HERE are three examples of Masa Israel alums from Colorado whose Jewish identities have been strengthened as a result of their long term experiences in Israel:
• Having grown up with one Jewish parent in a home in Colorado that celebrated Christmas, Israel was not on Alison Hortig’s radar as a child. After traveling to Israel with Birthright during college, Hortig knew she needed to return.
Upon her graduation from the Art Institute of Chicago, where she studied interior architecture with a focus on historical styles, Hortig enrolled in Masa Israel’s “Saving the Stones,” a five-month conservation program in Acre to reconnect to Israel and develop her career.
Upon completing the program, Hortig hopes to continue Israeli conservation work.
• After visiting Israel with Birthright as a CUstudent, Elina Moyn knew she needed more time in the country.
As a senior, Moyn decided to study abroad at the Masa Israel accredited-Tel Aviv University overseas program. There, Moyn took Israeli history courses with professors who had lived their academic subjects, improved her Hebrew and developed friendships with Israelis.
Back in the US, she works full-time in financial services and as a Hebrew school teacher.
• After completing her US army service, during which she spent time in Iraq, Rachel Rubens decided to head back to the Middle East to learn Hebrew at Ulpan Akiva, hoping to gain the necessary skills to learn more about her religion.
While in Israel, she also took part in Masa’s “Building Future Leaders” seminar series and crafted an outreach program for other Jewish soldiers in the US Army.
Upon returning to her home in Colorado Springs, Rubens became involved in the Jewish community, volunteering the local synagogue and attending services and Shabbat dinners.
She works at a technology consulting firm and looks forward to pursuing an MBA in business management with a MS in Jewish studies.
“OVER the years, a body of evidence has established the value of the short-term trip to Israel. This study is one of a small number that points to the significant added value of the long-term trip,” said Prof. Cohen, who co-authored the study.

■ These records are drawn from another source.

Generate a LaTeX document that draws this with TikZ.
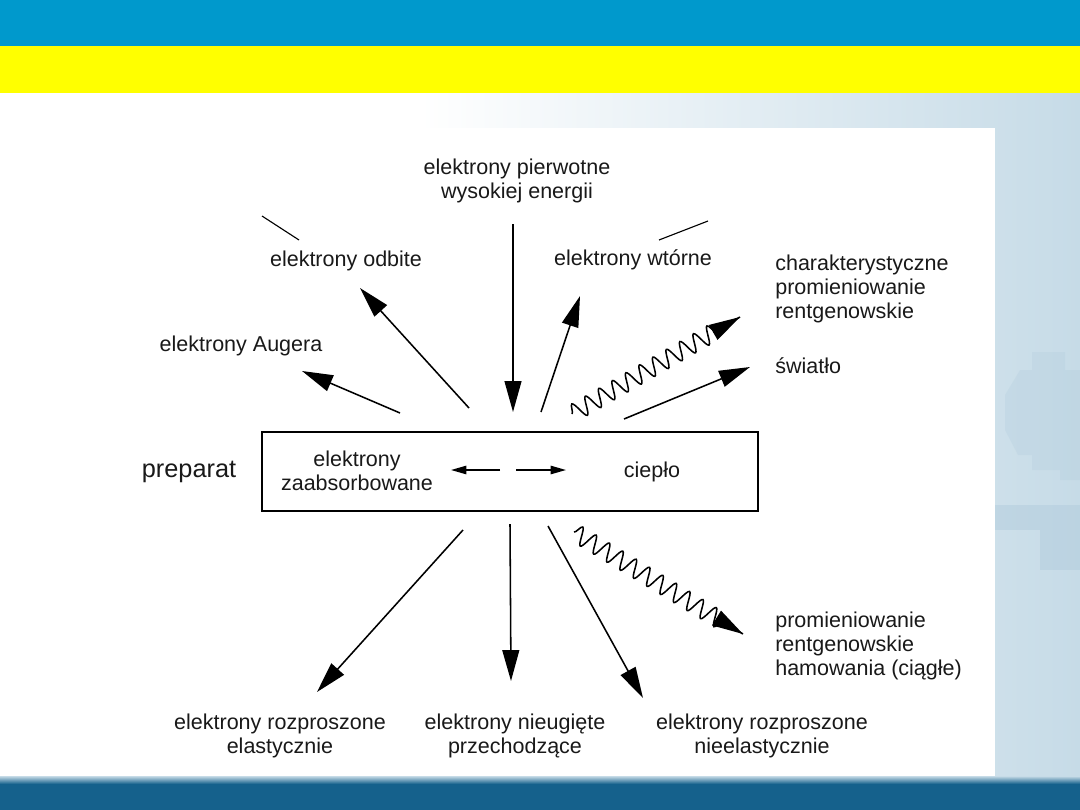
\documentclass[tikz,border=0pt]{standalone}
\usepackage{fontspec}
\setmainfont{Liberation Sans}
\usetikzlibrary{arrows.meta,decorations.pathmorphing,calc}
\definecolor{topblue}{HTML}{0099CC}
\definecolor{bandyellow}{RGB}{255,255,0}
\definecolor{botblue}{HTML}{15618C}
\definecolor{bgblue}{HTML}{C6DBE7}
\definecolor{gearc}{HTML}{AFCADB}
\tikzset{
  lbl/.style={font=\fontsize{15.3}{17.2}\selectfont, align=center, inner sep=0pt, text=black!90},
  arr/.style={line width=1.1pt, -{Triangle[length=22pt,width=12pt]}},
  small arr/.style={line width=1.1pt, -{Triangle[length=11pt,width=6pt]}},
  wavy/.style={line width=1.1pt, decorate, decoration={snake, segment length=0.39cm, amplitude=0.22cm, post length=0.55cm}},
}
\begin{document}
\begin{tikzpicture}[x=0.025cm,y=-0.025cm]
\useasboundingbox (0,0) rectangle (1080,810);
% background
\fill[white] (0,93) rectangle (1080,778);
\shade[left color=white, right color=bgblue] (420,93) rectangle (1080,778);
% faint gear
\fill[gearc, opacity=0.25] (1005,395) -- (1020,370) -- (1032,370) -- (1032,352) -- (1065,352) -- (1065,370) -- (1080,370) -- (1080,480) -- (1060,480) -- (1060,470) -- (1032,470) -- (1032,455) -- (1018,455) -- (1005,430) -- cycle;
\fill[gearc, opacity=0.45] (995,505) rectangle (1080,530);
\fill[gearc, opacity=0.45] (1040,530) rectangle (1080,570);
% panel
\fill[white] (100,128) rectangle (995,776);
% bands
\fill[topblue] (0,0) rectangle (1080,46);
\fill[bandyellow] (0,46) rectangle (1080,93);
\shade[top color=bgblue, bottom color=botblue] (0,776) rectangle (1080,784);
\fill[botblue] (0,784) rectangle (1080,810);

% labels
\node[lbl] (prim) at (517,181) {elektrony pierwotne\\wysokiej energii};
\node[lbl] (odb) at (346,261) {elektrony odbite};
\node[lbl] (wt) at (633,260) {elektrony wtórne};
\node[lbl, anchor=west, align=left] (char) at (775,289) {charakterystyczne\\promieniowanie\\rentgenowskie};
\node[lbl, anchor=west] (sw) at (775,366) {światło};
\node[lbl] (aug) at (241,346) {elektrony Augera};
\node[lbl, font=\fontsize{18}{20}\selectfont] (prep) at (189,472) {preparat};
\node[draw, line width=1.5pt, minimum width=12.4cm, minimum height=1.975cm, inner sep=0pt] (box) at (510,471.5) {};
\node[lbl] (abs) at (357,471) {elektrony\\zaabsorbowane};
\node[lbl] (heat) at (652,472) {ciepło};
\node[lbl, anchor=west, align=left] (brem) at (775,646) {promieniowanie\\rentgenowskie\\hamowania (ciągłe)};
\node[lbl] (el) at (280,736) {elektrony rozproszone\\elastycznie};
\node[lbl] (nu) at (515,736) {elektrony nieugięte\\przechodzące};
\node[lbl] (nel) at (762,736) {elektrony rozproszone\\nieelastycznie};

% coordinates
\coordinate (p1) at (513,224);
\coordinate (p2) at (513,412);
\coordinate (o1) at (469,408);
\coordinate (o2) at (360,288);
\coordinate (a1) at (400,413);
\coordinate (a2) at (302,371);
\coordinate (w1) at (541,412);
\coordinate (w2) at (580,296);
\coordinate (c1) at (572,414);
\coordinate (c2) at (740,317);
\coordinate (s1) at (624,419);
\coordinate (s2) at (750,367);
\coordinate (b1) at (463,530);
\coordinate (b2) at (317,692);
\coordinate (n1) at (510,524);
\coordinate (n2) at (511,681);
\coordinate (e1) at (548,526);
\coordinate (e2) at (643,698);
\coordinate (h1) at (574,532);
\coordinate (h2) at (743,634);
\coordinate (t1) at (262,216);
\coordinate (t2) at (299,240);
\coordinate (u1) at (659,240);
\coordinate (u2) at (708,221);
\coordinate (i1) at (500,470);
\coordinate (i2) at (451,470);
\coordinate (j1) at (516,470);
\coordinate (j2) at (566,470);

% connectors
\draw[arr] (p1) -- (p2);
\draw[arr] (o1) -- (o2);
\draw[arr] (a1) -- (a2);
\draw[arr] (w1) -- (w2);
\draw[arr] (s1) -- (s2);
\draw[arr] (b1) -- (b2);
\draw[arr] (n1) -- (n2);
\draw[arr] (e1) -- (e2);
\draw[wavy] (c1) -- (c2);
\draw[wavy] (h1) -- (h2);
\draw[arr] ($(c1)!0.86!(c2)$) -- (c2);
\draw[arr] ($(h1)!0.86!(h2)$) -- (h2);
\draw[line width=0.8pt] (t1) -- (t2);
\draw[line width=0.8pt] (u1) -- (u2);
\draw[small arr] (i1) -- (i2);
\draw[small arr] (j1) -- (j2);
\end{tikzpicture}
\end{document}
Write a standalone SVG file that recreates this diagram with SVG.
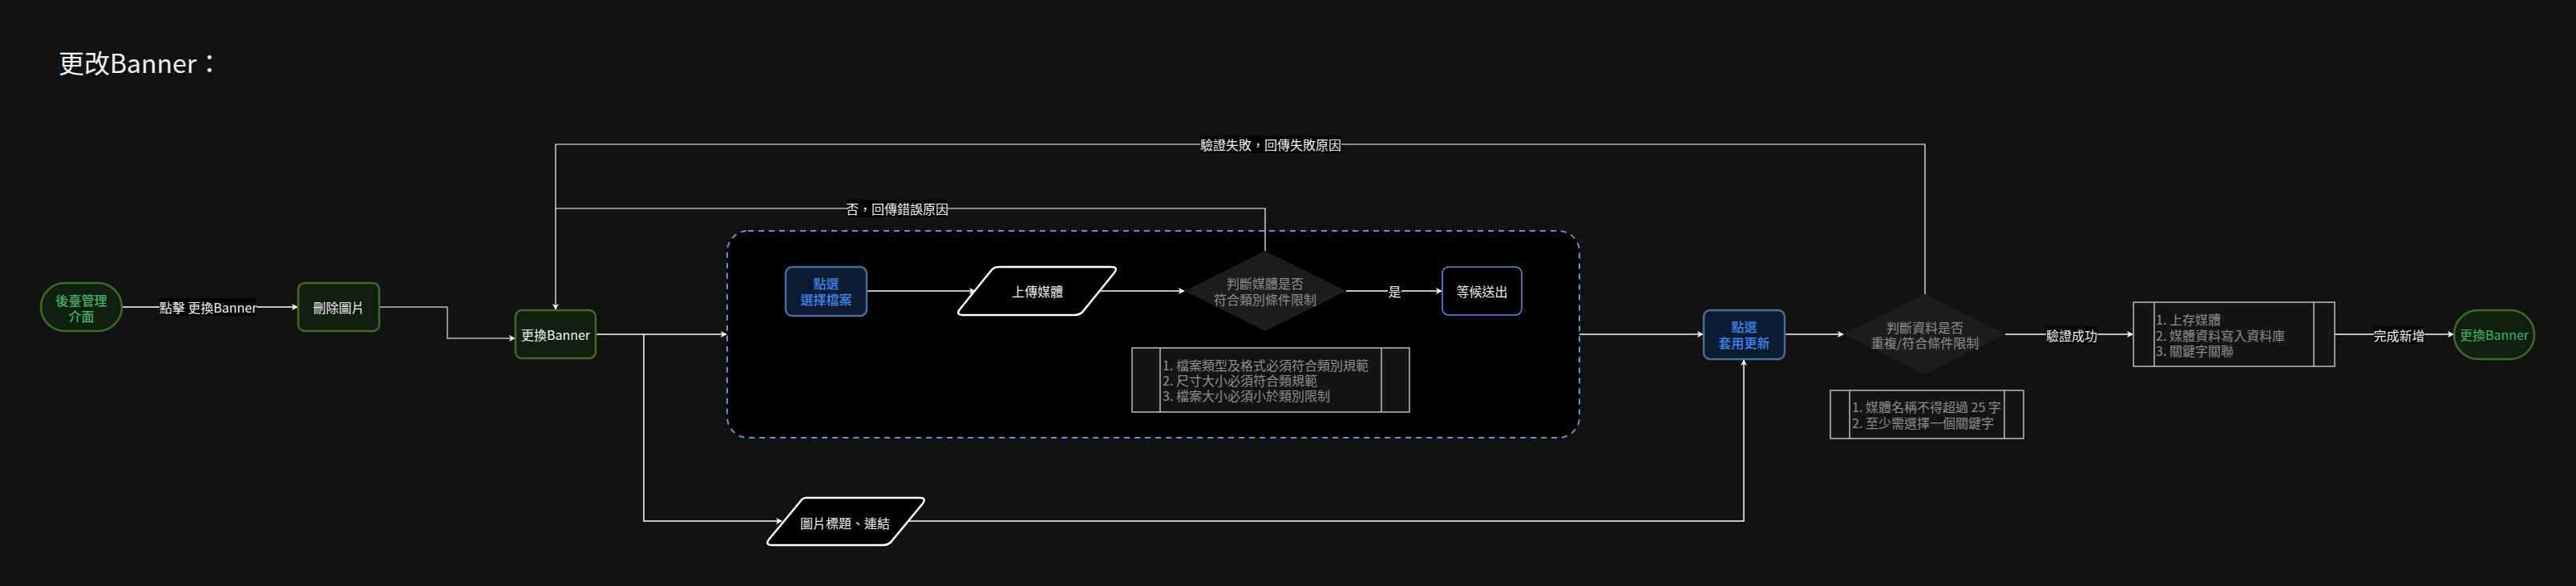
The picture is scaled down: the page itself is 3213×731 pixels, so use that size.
<svg xmlns="http://www.w3.org/2000/svg" width="3213" height="731" viewBox="0 0 3213 731">
<defs>
<marker id="arr" viewBox="0 0 10 10" refX="9" refY="5" markerWidth="8" markerHeight="8" markerUnits="userSpaceOnUse" orient="auto">
<path d="M0,0 L10,5 L0,10 L3,5 z" fill="#ffffff"/>
</marker>
<style>
text{font-family:"Noto Sans CJK TC","Noto Sans CJK SC",sans-serif;font-size:16px;dominant-baseline:central}
.t{fill:#f2f2f2;text-anchor:middle}
.g{fill:#45b26b;text-anchor:middle}
.b{fill:#3f87f2;text-anchor:middle}
.d{fill:#8f8f8f;text-anchor:middle}
.n{fill:#8f8f8f;text-anchor:start}
.gn{fill:#0f200f;stroke:#3b6e20;stroke-width:2.5}
.bn{fill:#0b1b31;stroke:#4b6b9b;stroke-width:2.5}
.e{fill:none;stroke:#ffffff;stroke-width:1.5}
.lb{fill:#000000}
.note{fill:#141414;stroke:#bdbdbd;stroke-width:1.5}
.nl{stroke:#bdbdbd;stroke-width:1.5}
.m{font-weight:500}
</style>
</defs>
<rect width="3213" height="731" fill="#121212"/>
<text x="73" y="77" style="font-size:32px;fill:#f2f2f2">更改Banner：</text>

<g id="container">
<rect x="907" y="288" width="1063" height="258" rx="26" fill="#000000" stroke="#6a8ee6" stroke-width="2" stroke-dasharray="7 6"/>
</g>

<g id="connectors">
<path class="e" d="M152,383 H371" marker-end="url(#arr)"/>
<rect class="lb" x="199" y="372" width="121" height="22"/>
<text class="t" x="259.5" y="383">點擊 更換Banner</text>
<path class="e" d="M473,383 H558 V422 H642" marker-end="url(#arr)" style="stroke:#bdbdbd"/>
<path class="e" d="M743,417 H906" marker-end="url(#arr)"/>
<path class="e" d="M803,417 V650 H975" marker-end="url(#arr)"/>
<path class="e" d="M1133,650 H2175 V449" marker-end="url(#arr)"/>
<path class="e" d="M1081,363 H1216" marker-end="url(#arr)"/>
<path class="e" d="M1370,363 H1477" marker-end="url(#arr)"/>
<path class="e" d="M1679,363 H1798" marker-end="url(#arr)"/>
<rect class="lb" x="1731" y="352" width="17" height="22"/>
<text class="t" x="1739.5" y="363">是</text>
<path class="e" d="M1578,313 V260 H693" style="stroke-width:1.2"/>
<rect class="lb" x="1056" y="249" width="126" height="22"/>
<text class="t" x="1119" y="260">否，回傳錯誤原因</text>
<path class="e" d="M2401,367 V180 H693 V386" marker-end="url(#arr)" style="stroke-width:1.2"/>
<rect class="lb" x="1497" y="169" width="176" height="22"/>
<text class="t" x="1585" y="180">驗證失敗，回傳失敗原因</text>
<path class="e" d="M1970,417 H2124" marker-end="url(#arr)"/>
<path class="e" d="M2226,417 H2299" marker-end="url(#arr)"/>
<path class="e" d="M2501,417 H2660" marker-end="url(#arr)"/>
<rect class="lb" x="2552" y="407" width="64" height="22"/>
<text class="t" x="2584" y="418">驗證成功</text>
<path class="e" d="M2912,417 H3060" marker-end="url(#arr)"/>
<rect class="lb" x="2961" y="407" width="63" height="22"/>
<text class="t" x="2992.5" y="418">完成新增</text>
</g>

<g id="start">
<rect class="gn" x="51" y="353" width="101" height="60" rx="30"/>
<text class="g m" x="101.5" y="374">後臺管理</text>
<text class="g m" x="101.5" y="394">介面</text>
</g>
<g id="delete">
<rect class="gn" x="372" y="353" width="101" height="60" rx="8"/>
<text class="t" x="422.5" y="383">刪除圖片</text>
</g>
<g id="change">
<rect class="gn" x="643" y="387" width="100" height="60" rx="8"/>
<text class="t" x="693" y="417">更換Banner</text>
</g>
<g id="select-file">
<rect class="bn" x="980" y="333" width="101" height="61" rx="8"/>
<text class="b m" x="1030.5" y="353">點選</text>
<text class="b m" x="1030.5" y="373">選擇檔案</text>
</g>
<g id="upload">
<path d="M1245,333 H1386 Q1395,333 1390,340 L1352,387 Q1348,393 1340,393 H1201 Q1192,393 1197,386 L1235,339 Q1239,333 1245,333 Z" fill="#000" stroke="#ffffff" stroke-width="2.5"/>
<text class="t" x="1294" y="363">上傳媒體</text>
</g>
<g id="check-media">
<polygon points="1578,313 1679,363 1578,413 1478,363" fill="#1d1d1d"/>
<text class="d" x="1578" y="353">判斷媒體是否</text>
<text class="d" x="1578" y="373">符合類別條件限制</text>
</g>
<g id="wait">
<rect x="1799" y="333" width="99" height="60" rx="8" fill="#000" stroke="#6a8ee6" stroke-width="1.5"/>
<text class="t" x="1848.5" y="363">等候送出</text>
</g>
<g id="note1">
<rect class="note" x="1412" y="434" width="346" height="80"/>
<line class="nl" x1="1447" y1="434" x2="1447" y2="514"/>
<line class="nl" x1="1723" y1="434" x2="1723" y2="514"/>
<text class="n" x="1450" y="455">1. 檔案類型及格式必須符合類別規範</text>
<text class="n" x="1450" y="474">2. 尺寸大小必須符合類規範</text>
<text class="n" x="1450" y="493">3. 檔案大小必須小於類別限制</text>
</g>
<g id="caption">
<path d="M1005,621 H1147 Q1156,621 1151,628 L1113,674 Q1109,680 1101,680 H963 Q954,680 959,673 L997,627 Q1001,621 1005,621 Z" fill="#000" stroke="#ffffff" stroke-width="2.5"/>
<text class="t" x="1054" y="652">圖片標題、連結</text>
</g>
<g id="apply">
<rect class="bn" x="2125" y="387" width="101" height="61" rx="8"/>
<text class="b m" x="2175.5" y="407">點選</text>
<text class="b m" x="2175.5" y="427">套用更新</text>
</g>
<g id="check-data">
<polygon points="2401,367 2501,417 2401,467 2300,417" fill="#1d1d1d"/>
<text class="d" x="2401" y="408">判斷資料是否</text>
<text class="d" x="2401" y="427">重複/符合條件限制</text>
</g>
<g id="note2">
<rect class="note" x="2283" y="487" width="241" height="60"/>
<line class="nl" x1="2307" y1="487" x2="2307" y2="547"/>
<line class="nl" x1="2500" y1="487" x2="2500" y2="547"/>
<text class="n" x="2310" y="507">1. 媒體名稱不得超過 25 字</text>
<text class="n" x="2310" y="527">2. 至少需選擇一個關鍵字</text>
</g>
<g id="save">
<rect class="note" x="2661" y="377" width="251" height="80"/>
<line class="nl" x1="2687" y1="377" x2="2687" y2="457"/>
<line class="nl" x1="2886" y1="377" x2="2886" y2="457"/>
<text class="n" x="2689" y="398">1. 上存媒體</text>
<text class="n" x="2689" y="418">2. 媒體資料寫入資料庫</text>
<text class="n" x="2689" y="437">3. 關鍵字關聯</text>
</g>
<g id="end">
<rect class="gn" x="3061" y="387" width="100" height="61" rx="30"/>
<text class="g" x="3111" y="417">更換Banner</text>
</g>
</svg>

“If 10 days in Israel is very good for Jewish engagement — and it is — then 10 months in Israel is even better. This finding points to the strong policy interest in promoting return travel to Israel among Birthright alumni, and the even stronger interest in advancing long term return travel, such as that sponsored by Masa Israel Journey.”
Last week, the Jewish Agency’s Board of Governors approved the operational part of its strategic plan which calls for the organization to focus its work around two main areas of activity — the first, a spiral of Israel experience for young adults.
These would start with short term programs, like Birthright, through longer term programs like Masa Israel, and include developing intermediate-length programs like summer school in Israel, with the overarching aim of strengthening Jewish identity and increasing attachment to Israel among youth.
“The data from this study show that we are on the right track with our strategic plan,” said Dr. Misha Galperin, president and CEO of Jewish Agency International Development.
“We are convinced — and the data from this reports affirm — that a continuum of Israel experiences for young adults correlates directly to them feeling, thinking and doing more things Jewish and Israel with each step they take along the Israel experience spiral.”